▶ **Problem description**:
Retype only what runs from the beginning of the data through the line with "7, 8, 9, 10];"; please omit the pictures and keep every line exact.
-- Start --
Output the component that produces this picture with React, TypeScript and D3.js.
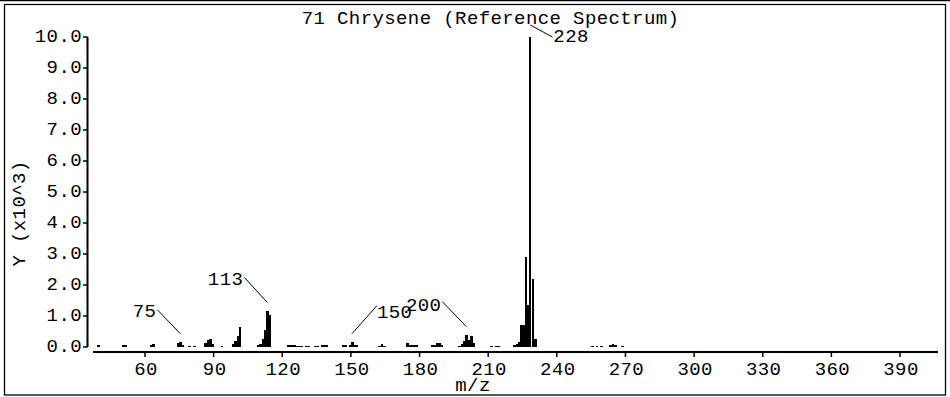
import React from "react";
import * as d3 from "d3";

const TITLE = "71 Chrysene (Reference Spectrum)";
const X_LABEL = "m/z";
const Y_LABEL = "Y (x10^3)";

// m/z values and abundances (x10^3)
const MZ = [
  39, 50, 51, 62, 63, 74, 75, 76, 79, 81,
  86, 87, 88, 89, 93, 98, 99, 100, 101,
  109, 110, 111, 112, 113, 114,
  122, 123, 124, 125, 126, 127, 128, 130, 131, 134, 135, 137, 138, 139,
  146, 147, 149, 150, 151, 152,
  162, 163, 164, 174, 175, 176, 177, 178,
  185, 186, 187, 188, 189,
  197, 198, 199, 200, 201, 202, 203,
  211, 213, 214, 221, 222, 223, 224, 225, 226, 227, 228, 229, 230,
  255, 257, 259, 263, 264, 265, 268,
];
const ABUNDANCE = [
  0.07, 0.08, 0.07, 0.06, 0.1, 0.12, 0.17, 0.07, 0.04, 0.04,
  0.12, 0.23, 0.25, 0.1, 0.04, 0.1, 0.2, 0.35, 0.66,
  0.05, 0.1, 0.25, 0.55, 1.15, 1.02,
  0.05, 0.05, 0.07, 0.05, 0.04, 0.03, 0.03, 0.04, 0.04, 0.04, 0.04, 0.05, 0.05, 0.05,
  0.05, 0.05, 0.06, 0.17, 0.07, 0.05,
  0.04, 0.1, 0.04, 0.13, 0.06, 0.07, 0.06, 0.05,
  0.05, 0.05, 0.13, 0.12, 0.05,
  0.04, 0.1, 0.2, 0.4, 0.22, 0.35, 0.12,
  0.03, 0.03, 0.03, 0.05, 0.1, 0.17, 0.7, 0.72, 2.9, 1.35, 10.0, 2.2, 0.25,
  0.03, 0.03, 0.03, 0.05, 0.1, 0.05, 0.03,
];
const LABELED_MZ = [75, 113, 150, 200, 228];

const X_TICKS = [60, 90, 120, 150, 180, 210, 240, 270, 300, 330, 360, 390];
const Y_TICKS = [0, 1, 2, 3, 4, 5, 6, 7, 8, 9, 10];

// label leader layout (pixels, relative to peak top)
const LABEL_LAYOUT: Record<number, { up: number; dx: number; dy: number; anchor: string; tx: number; ty: number }> = {
  75: { up: 8, dx: -23, dy: -24, anchor: "end", tx: -1, ty: 7 },
  113: { up: 9, dx: -23, dy: -25, anchor: "end", tx: -1, ty: 8 },
  150: { up: 8, dx: 25, dy: -28, anchor: "start", tx: 0, ty: 12 },
  200: { up: 8, dx: -24, dy: -25, anchor: "end", tx: -1, ty: 9 },
  228: { up: 12, dx: 22, dy: 12, anchor: "start", tx: 1, ty: 5 },
};

const W = 950;
const H = 397;
const FONT = "'Liberation Mono', 'DejaVu Sans Mono', monospace";
const FS = 19;

export default function App() {
  const x = d3.scaleLinear().domain([60, 390]).range([145, 900]);
  const y = d3.scaleLinear().domain([0, 10]).range([347, 37]);
  const fmt = d3.format(".1f");
  const axisY = 352;
  const axisX = 87.5;
  const barW = x(61) - x(60);

  const peaks = MZ.map((m, i) => ({ m, v: ABUNDANCE[i] }));

  return (
    <svg
      width={W}
      height={H}
      style={{ position: "absolute", left: 0, top: 0, background: "#fff" }}
      fontFamily={FONT}
      fontSize={FS}
    >
      <rect x={0} y={0} width={W} height={H} fill="#fff" />
      {/* frame */}
      <line x1={0} x2={W} y1={0.5} y2={0.5} stroke="#000" strokeWidth={1.5} />
      <rect x={4.5} y={4.5} width={941} height={390.5} fill="none" stroke="#000" strokeWidth={1.3} />

      {/* title */}
      <text x={490.5} y={24} textAnchor="middle" letterSpacing={0.4}>{TITLE}</text>

      {/* y axis */}
      <line x1={axisX} x2={axisX} y1={y(10)} y2={y(0)} stroke="#000" strokeWidth={2} />
      {Y_TICKS.map((t) => (
        <g key={t}>
          <line x1={axisX - 4.5} x2={axisX} y1={y(t)} y2={y(t)} stroke="#000" strokeWidth={1.5} />
          <text x={82} y={y(t) + 5} textAnchor="end" letterSpacing={0.4}>{fmt(t)}</text>
        </g>
      ))}
      <text
        transform={`translate(25, 213.5) rotate(-90)`}
        textAnchor="middle"
        letterSpacing={0.4}
      >
        {Y_LABEL}
      </text>

      {/* x axis */}
      <line x1={93} x2={938} y1={axisY} y2={axisY} stroke="#000" strokeWidth={2} />
      {X_TICKS.map((t) => (
        <g key={t}>
          <line x1={x(t)} x2={x(t)} y1={axisY} y2={axisY + 5} stroke="#000" strokeWidth={1.5} />
          <text x={x(t) + 1} y={375} textAnchor="middle" letterSpacing={0.4}>{t}</text>
        </g>
      ))}
      <text x={473} y={390.5} textAnchor="middle" letterSpacing={0.4}>{X_LABEL}</text>

      {/* spectrum bars */}
      <g shapeRendering="crispEdges">
        {peaks.map((p) => (
          <rect
            key={p.m}
            x={x(p.m)}
            y={y(p.v)}
            width={p.m === 228 ? 2 : barW + 0.4}
            height={Math.max(y(0) - y(p.v), 1)}
            fill="#000"
          />
        ))}
      </g>

      {/* peak labels */}
      {LABELED_MZ.map((m) => {
        const v = ABUNDANCE[MZ.indexOf(m)];
        const L = LABEL_LAYOUT[m];
        const sx = x(m) + 1;
        const sy = y(v) - L.up;
        const ex = sx + L.dx;
        const ey = sy + L.dy;
        return (
          <g key={m}>
            <line x1={sx} y1={sy} x2={ex} y2={ey} stroke="#000" strokeWidth={1} />
            <text x={ex + L.tx} y={ey + L.ty} textAnchor={L.anchor} letterSpacing={0.4}>{m}</text>
          </g>
        );
      })}
    </svg>
  );
}
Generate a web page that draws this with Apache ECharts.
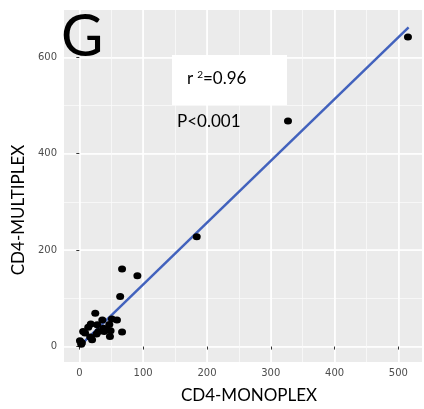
<!DOCTYPE html>
<html>
<head>
<meta charset="utf-8">
<script src="https://cdn.jsdelivr.net/npm/echarts@6/dist/echarts.min.js"></script>
<style>
  html, body { margin: 0; padding: 0; background: #fff; }
  #chart { width: 424px; height: 409px; }
</style>
</head>
<body>
<div id="chart"></div>
<script>
// CD4 counts, monoplex (x) vs multiplex (y)
const monoplex = [515, 327, 184, 67, 91, 64, 25, 18, 14, 6, 9, 28, 36, 51, 47, 43, 39, 67, 48, 30, 27, 17, 20, 4, 1, 49, 38, 3, 59];
const multiplex = [642, 468, 228, 161, 147, 104, 69, 47, 40, 31, 28, 45, 55, 57, 46, 35, 31, 30, 21, 31, 26, 20, 14, 8, 12, 33, 38, 5, 55];
// fitted line end points
const fitX = [2, 516];
const fitY = [3, 662];
const xRange = [-24, 537];
const yRange = [-32, 698];
const xLabel = 'CD4-MONOPLEX';
const yLabel = 'CD4-MULTIPLEX';

const chart = echarts.init(document.getElementById('chart'));

const tickLabel = { color: '#4d4d4d', fontSize: 10, fontFamily: 'DejaVu Sans' };
const titleFont = 'Lato';
const grid = {
  left: 64, right: 2, top: 10, bottom: 47,
  outerBoundsMode: 'none', containLabel: false,
  show: true, backgroundColor: '#ebebeb', borderWidth: 0
};

function majorAxis(pos, range, split, margin) {
  return {
    type: 'value', position: pos, min: range[0], max: range[1], splitNumber: split,
    axisLine: { show: false },
    axisTick: { show: true, length: 3, lineStyle: { color: '#333', width: 1 } },
    axisLabel: Object.assign({ margin: margin, showMinLabel: false, showMaxLabel: false }, tickLabel),
    splitLine: { show: true, showMinLine: false, showMaxLine: false, lineStyle: { color: '#fff', width: 1.6 } }
  };
}
function minorAxis(pos, range, split) {
  return {
    type: 'value', position: pos, min: range[0], max: range[1], splitNumber: split,
    axisLine: { show: false }, axisTick: { show: false }, axisLabel: { show: false },
    splitLine: { show: true, showMinLine: false, showMaxLine: false, lineStyle: { color: '#fafafa', width: 0.8 } }
  };
}

const option = {
  animation: false,
  grid: grid,
  xAxis: [minorAxis('bottom', xRange, 11), majorAxis('bottom', xRange, 5, 6)],
  yAxis: [minorAxis('left', yRange, 7), majorAxis('left', yRange, 4, 7)],
  series: [
    {
      type: 'line',
      xAxisIndex: 1, yAxisIndex: 1,
      data: fitX.map((x, i) => [x, fitY[i]]),
      symbol: 'none',
      lineStyle: { color: '#4262bd', width: 2.5 },
      z: 2
    },
    {
      type: 'scatter',
      xAxisIndex: 1, yAxisIndex: 1,
      data: monoplex.map((x, i) => [x, multiplex[i]]),
      symbolSize: [8, 7],
      itemStyle: { color: '#000', opacity: 1 },
      z: 3
    }
  ],
  graphic: [
    { type: 'text', z: 100, left: 61, top: 8, style: { text: 'G', fontSize: 58, fontFamily: titleFont, fill: '#000' } },
    { type: 'rect', z: 100, shape: { x: 172, y: 55, width: 115, height: 50 }, style: { fill: '#fff' } },
    {
      type: 'text', z: 101, left: 187, top: 70,
      style: {
        text: '{b|r}{s|2}{b|=0.96}',
        rich: {
          b: { fontSize: 17, fontFamily: titleFont, fill: '#000' },
          s: { fontSize: 10, fontFamily: titleFont, fill: '#000', verticalAlign: 'top', padding: [0, 0, 8, 4] }
        }
      }
    },
    { type: 'text', z: 100, left: 177, top: 113, style: { text: 'P<0.001', fontSize: 17, fontFamily: titleFont, fill: '#000' } },
    { type: 'text', z: 100, x: 249, y: 396, style: { text: xLabel, fontSize: 17, fontFamily: titleFont, fill: '#000', align: 'center', verticalAlign: 'middle' } },
    { type: 'text', z: 100, x: 19, y: 210, rotation: Math.PI / 2, style: { text: yLabel, fontSize: 17, fontFamily: titleFont, fill: '#000', align: 'center', verticalAlign: 'middle' } }
  ]
};

chart.setOption(option);
</script>
</body>
</html>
-- End --
▶ **Output**:
Output the component that produces this picture with React, TypeScript and D3.js.
import React from "react";
import * as d3 from "d3";

const TITLE = "71 Chrysene (Reference Spectrum)";
const X_LABEL = "m/z";
const Y_LABEL = "Y (x10^3)";

// m/z values and abundances (x10^3)
const MZ = [
  39, 50, 51, 62, 63, 74, 75, 76, 79, 81,
  86, 87, 88, 89, 93, 98, 99, 100, 101,
  109, 110, 111, 112, 113, 114,
  122, 123, 124, 125, 126, 127, 128, 130, 131, 134, 135, 137, 138, 139,
  146, 147, 149, 150, 151, 152,
  162, 163, 164, 174, 175, 176, 177, 178,
  185, 186, 187, 188, 189,
  197, 198, 199, 200, 201, 202, 203,
  211, 213, 214, 221, 222, 223, 224, 225, 226, 227, 228, 229, 230,
  255, 257, 259, 263, 264, 265, 268,
];
const ABUNDANCE = [
  0.07, 0.08, 0.07, 0.06, 0.1, 0.12, 0.17, 0.07, 0.04, 0.04,
  0.12, 0.23, 0.25, 0.1, 0.04, 0.1, 0.2, 0.35, 0.66,
  0.05, 0.1, 0.25, 0.55, 1.15, 1.02,
  0.05, 0.05, 0.07, 0.05, 0.04, 0.03, 0.03, 0.04, 0.04, 0.04, 0.04, 0.05, 0.05, 0.05,
  0.05, 0.05, 0.06, 0.17, 0.07, 0.05,
  0.04, 0.1, 0.04, 0.13, 0.06, 0.07, 0.06, 0.05,
  0.05, 0.05, 0.13, 0.12, 0.05,
  0.04, 0.1, 0.2, 0.4, 0.22, 0.35, 0.12,
  0.03, 0.03, 0.03, 0.05, 0.1, 0.17, 0.7, 0.72, 2.9, 1.35, 10.0, 2.2, 0.25,
  0.03, 0.03, 0.03, 0.05, 0.1, 0.05, 0.03,
];
const LABELED_MZ = [75, 113, 150, 200, 228];

const X_TICKS = [60, 90, 120, 150, 180, 210, 240, 270, 300, 330, 360, 390];
const Y_TICKS = [0, 1, 2, 3, 4, 5, 6, 7, 8, 9, 10];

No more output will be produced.